Recipe: Curried Shrimp Chowder
Ingredients
- -1 Tablespoon butter
- -1 onion, diced
- -2 cups celery, diced
- -2 cups carrot, diced
- -2 cups potatoes, diced
- -4 ears corn, cut off the cob
- -1 red chili, minced
- -4 cups vegetable broth
- -4 cups water
- -20 ounces chopped tomatoes
- -1 can coconut milk
- -4 tablespoons curry powder
- -1 Tablespoon Cumin
- -1 cup thai basil leaves
- -1 lb shrimp, peeled
Instructions
- 1. In a large heavy pot, melt the butter over medium heat.
- 2. Add the vegetables and sprinkle with kosher salt. Cook for 5-7 minutes until the vegetables begin to soften.
- 3. Add the broth and the water and the tomatoes and stir to combine. Place a lid on the pot and simmer on low for 1 hour.
- 4. Remove the lid, turn the heat to medium and add the coconut milk and the curry powder and cumin.
- 5. Add the shrimp and thai basil leaves to the soup and season to taste with salt and pepper.
- 6. Serve hot with a tiny bit of thai basil as a garnish.
Preparation time: 15 minute(s)
Cooking time: 1 hour(s) 30 minute(s)
Number of servings (yield): 8
Print Recipe
I cannot wait to make this. My husband lives for curry. Seriously!
Chelai- this is so good- If he is a curry lover- this will be perfect!
This sounds incredible! The color alone would put me in a good mood on a dreary cold day with no hope of sunshine in site. We don’t get that wonderful type fog but relentless overcast socked in valley fog. The kind that makes me want to howl. A vegetarian version would be so easy.
Ha! I love a good howl 🙂 Yes! Vegetarian would be great- I would just add more potato.
This looks divine and one I know my family would love – even when it’s 100+ degrees here in LA!
I CANNOT believe how hot it is there. That is totally insane. Maybe wait a few weeks till it cools down!
Such great flavors in this soup.
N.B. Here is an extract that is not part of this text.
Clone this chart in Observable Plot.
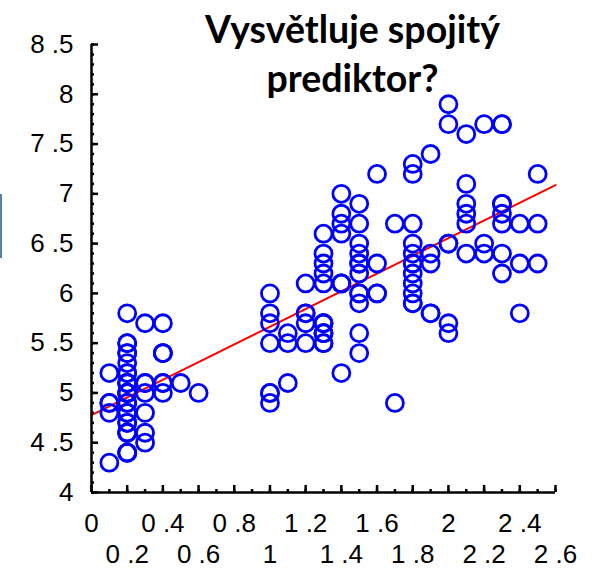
<!DOCTYPE html>
<html>
<head>
<meta charset="utf-8">
<script src="https://cdn.jsdelivr.net/npm/d3@7"></script>
<script src="https://cdn.jsdelivr.net/npm/@observablehq/plot@0.6"></script>
<style>
  html, body { margin: 0; padding: 0; background: #fff; }
  #wrap { position: relative; width: 593px; height: 570px; overflow: hidden; background: #fff; }
  #chart svg text { font-family: "Liberation Sans", Arial, sans-serif; }
  #title {
    position: absolute; left: 135px; top: 4px; width: 435px;
    text-align: center; font-family: Lato, "Open Sans", sans-serif; font-weight: bold;
    font-size: 37.5px; line-height: 49px; color: #000; pointer-events: none;
  }
  #edge { position: absolute; left: 0; top: 194px; width: 2px; height: 64px; background: #5b7faa; }
</style>
</head>
<body>
<div id="wrap">
  <div id="chart"></div>
  <div id="title">Vysvětluje spojitý<br>prediktor?</div>
  <div id="edge"></div>
</div>
<script>
// Predictor (x) and response (y) values
const petalWidth = [
  0.2,0.2,0.2,0.2,0.2,0.4,0.3,0.2,0.2,0.1,0.2,0.2,0.1,0.1,0.2,0.4,0.4,0.3,0.3,0.3,0.2,0.4,0.2,0.5,0.2,0.2,0.4,0.2,0.2,0.2,0.2,0.4,0.1,0.2,0.2,0.2,0.2,0.1,0.2,0.2,0.3,0.3,0.2,0.6,0.4,0.3,0.2,0.2,0.2,0.2,
  1.4,1.5,1.5,1.3,1.5,1.3,1.6,1.0,1.3,1.4,1.0,1.5,1.0,1.4,1.3,1.4,1.5,1.0,1.5,1.1,1.8,1.3,1.5,1.2,1.3,1.4,1.4,1.7,1.5,1.0,1.1,1.0,1.2,1.6,1.5,1.6,1.5,1.3,1.3,1.3,1.2,1.4,1.2,1.0,1.3,1.2,1.3,1.3,1.1,1.3,
  2.5,1.9,2.1,1.8,2.2,2.1,1.7,1.8,1.8,2.5,2.0,1.9,2.1,2.0,2.4,2.3,1.8,2.2,2.3,1.5,2.3,2.0,2.0,1.8,2.1,1.8,1.8,1.8,2.1,1.6,1.9,2.0,2.2,1.5,1.4,2.3,2.4,1.8,1.8,2.1,2.4,2.3,1.9,2.3,2.5,2.3,1.9,2.0,2.3,1.8
];
const sepalLength = [
  5.1,4.9,4.7,4.6,5.0,5.4,4.6,5.0,4.4,4.9,5.4,4.8,4.8,4.3,5.8,5.7,5.4,5.1,5.7,5.1,5.4,5.1,4.6,5.1,4.8,5.0,5.0,5.2,5.2,4.7,4.8,5.4,5.2,5.5,4.9,5.0,5.5,4.9,4.4,5.1,5.0,4.5,4.4,5.0,5.1,4.8,5.1,4.6,5.3,5.0,
  7.0,6.4,6.9,5.5,6.5,5.7,6.3,4.9,6.6,5.2,5.0,5.9,6.0,6.1,5.6,6.7,5.6,5.8,6.2,5.6,5.9,6.1,6.3,6.1,6.4,6.6,6.8,6.7,6.0,5.7,5.5,5.5,5.8,6.0,5.4,6.0,6.7,6.3,5.6,5.5,5.5,6.1,5.8,5.0,5.6,5.7,5.7,6.2,5.1,5.7,
  6.3,5.8,7.1,6.3,6.5,7.6,4.9,7.3,6.7,7.2,6.5,6.4,6.8,5.7,5.8,6.4,6.5,7.7,7.7,6.0,6.9,5.6,7.7,6.3,6.7,7.2,6.2,6.1,6.4,7.2,7.4,7.9,6.4,6.3,6.1,7.7,6.3,6.4,6.0,6.9,6.7,6.9,5.8,6.8,6.7,6.7,6.3,6.5,6.2,5.9
];

// Axis ranges and tick labels
const xDomain = [0, 2.6];
const yDomain = [4, 8.5];
const xLabelsUpper = [0, 0.4, 0.8, 1.2, 1.6, 2, 2.4];
const xLabelsLower = [0.2, 0.6, 1, 1.4, 1.8, 2.2, 2.6];
const yLabels = [4, 4.5, 5, 5.5, 6, 6.5, 7, 7.5, 8, 8.5];
const xMinorTicks = d3.range(0, 27).map(i => i / 10);
const xMajorTicks = d3.range(0, 14).map(i => i / 5);
const yMinorTicks = d3.range(40, 86).map(i => i / 10);

const points = petalWidth.map((x, i) => ({x, y: sepalLength[i]}));

// least-squares fit
const mx = d3.mean(petalWidth), my = d3.mean(sepalLength);
const slope = d3.sum(points, d => (d.x - mx) * (d.y - my)) / d3.sum(points, d => (d.x - mx) ** 2);
const intercept = my - slope * mx;
const fitLine = xDomain.map(x => ({x, y: intercept + slope * x}));

const fmt = v => {
  const s = String(+v.toFixed(1));
  return s.replace(".", " .");
};

const chart = Plot.plot({
  width: 593,
  height: 570,
  marginLeft: 91,
  marginRight: 38,
  marginTop: 44,
  marginBottom: 78,
  x: {domain: xDomain},
  y: {domain: yDomain},
  style: {fontFamily: "'Liberation Sans', Arial, sans-serif", fontSize: "26px", color: "#000", background: "#fff"},
  marks: [
    Plot.line(fitLine, {x: "x", y: "y", stroke: "#ff0000", strokeWidth: 2}),
    Plot.dot(points, {x: "x", y: "y", r: 8.5, stroke: "#0000ff", strokeWidth: 2.8, fill: "none"}),
    Plot.axisX({ticks: xMinorTicks, tickSize: -3, fill: "none", strokeWidth: 2.5, label: null}),
    Plot.axisX({ticks: xMajorTicks, tickSize: -7, fill: "none", strokeWidth: 2.5, label: null}),
    Plot.axisX({ticks: xLabelsUpper, tickSize: 0, tickPadding: 21, tickFormat: fmt, label: null, fontSize: 26}),
    Plot.axisX({ticks: xLabelsLower, tickSize: 0, tickPadding: 52, tickFormat: fmt, label: null, fontSize: 26}),
    Plot.axisY({ticks: yMinorTicks, tickSize: -3, fill: "none", strokeWidth: 2.5, label: null}),
    Plot.axisY({ticks: yLabels, tickSize: -7, fill: "none", strokeWidth: 2.5, label: null}),
    Plot.axisY({ticks: yLabels, tickSize: 0, tickPadding: 18, tickFormat: fmt, label: null, fontSize: 26}),
    Plot.ruleX([xDomain[0]], {stroke: "#000", strokeWidth: 2.5}),
    Plot.ruleY([yDomain[0]], {stroke: "#000", strokeWidth: 2.5})
  ]
});
document.getElementById("chart").appendChild(chart);
</script>
</body>
</html>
Coconut ends up in all my recipes lately ~ need to try this asap!
Thanks Marla 🙂 Coconut is my favorite.
🙂 Love the big shrimp in this!
Didn’t get a chance to post till today but I’ve been thinking about this soup since I saw the post in my inbox. I was looking for a recipe just like this. Can’t wait to try it. And since we have so much squash around here in the Northeast, I think I’ll add some yellow or butternut squash to it. I’ll let you know how it comes out!
oh! Curried Squash- what a great call Kelley!
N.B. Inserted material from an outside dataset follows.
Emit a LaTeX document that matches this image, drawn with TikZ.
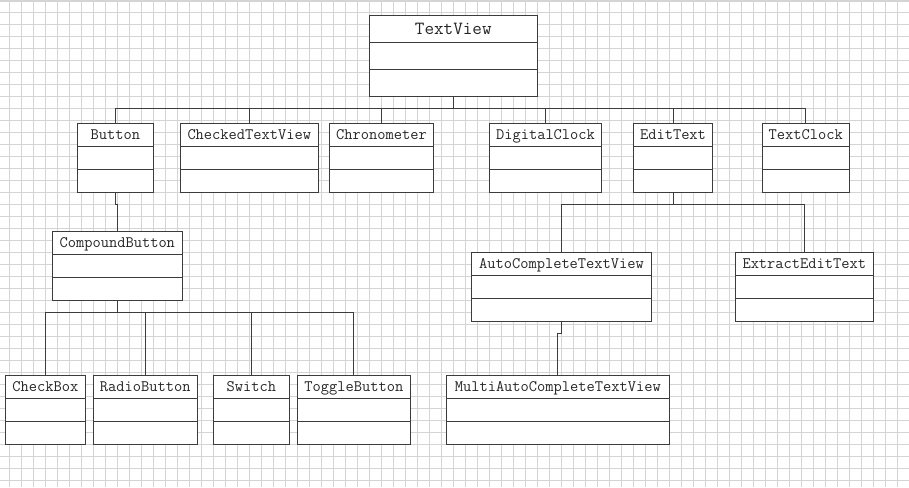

So happy it is soup weather again. This looks like a great one.
I love chowder. This is a meal I am going to make and use halibut. Your stock/broth looks delicious!
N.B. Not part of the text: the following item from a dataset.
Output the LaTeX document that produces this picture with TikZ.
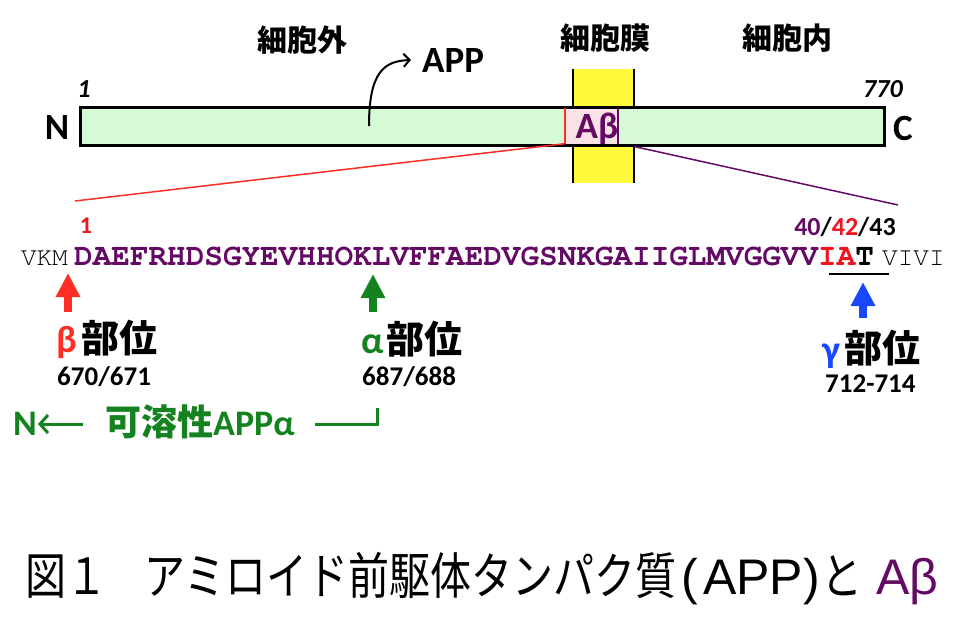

Your recipe does not indicate the amount of shrimp needed.
Thanks you Carmel. That is fixed! 1 lb please!
This sounds delicious! I wondered if you could substitute curry paste? I’ve read that the powder and paste aren’t really interchangeable though- that the paste is more of a Thai-type flavor. Has anyone tried it with the paste? Or maybe both ways and can tell me which tastes better? Thanks!
Rosey- please let me know if you try it with paste! I would just guess that the paste a little bit more concentrated.
Heather- I tried this with the curry paste and it was good- but I think next time I’ll make it following your recipe exactly. It’s probably better to experiment AFTER you taste a recipe the way it was meant to be. Thanks for sharing a simple yet great tasting recipe!
How long to cook the shrimp once it’s put in the pot?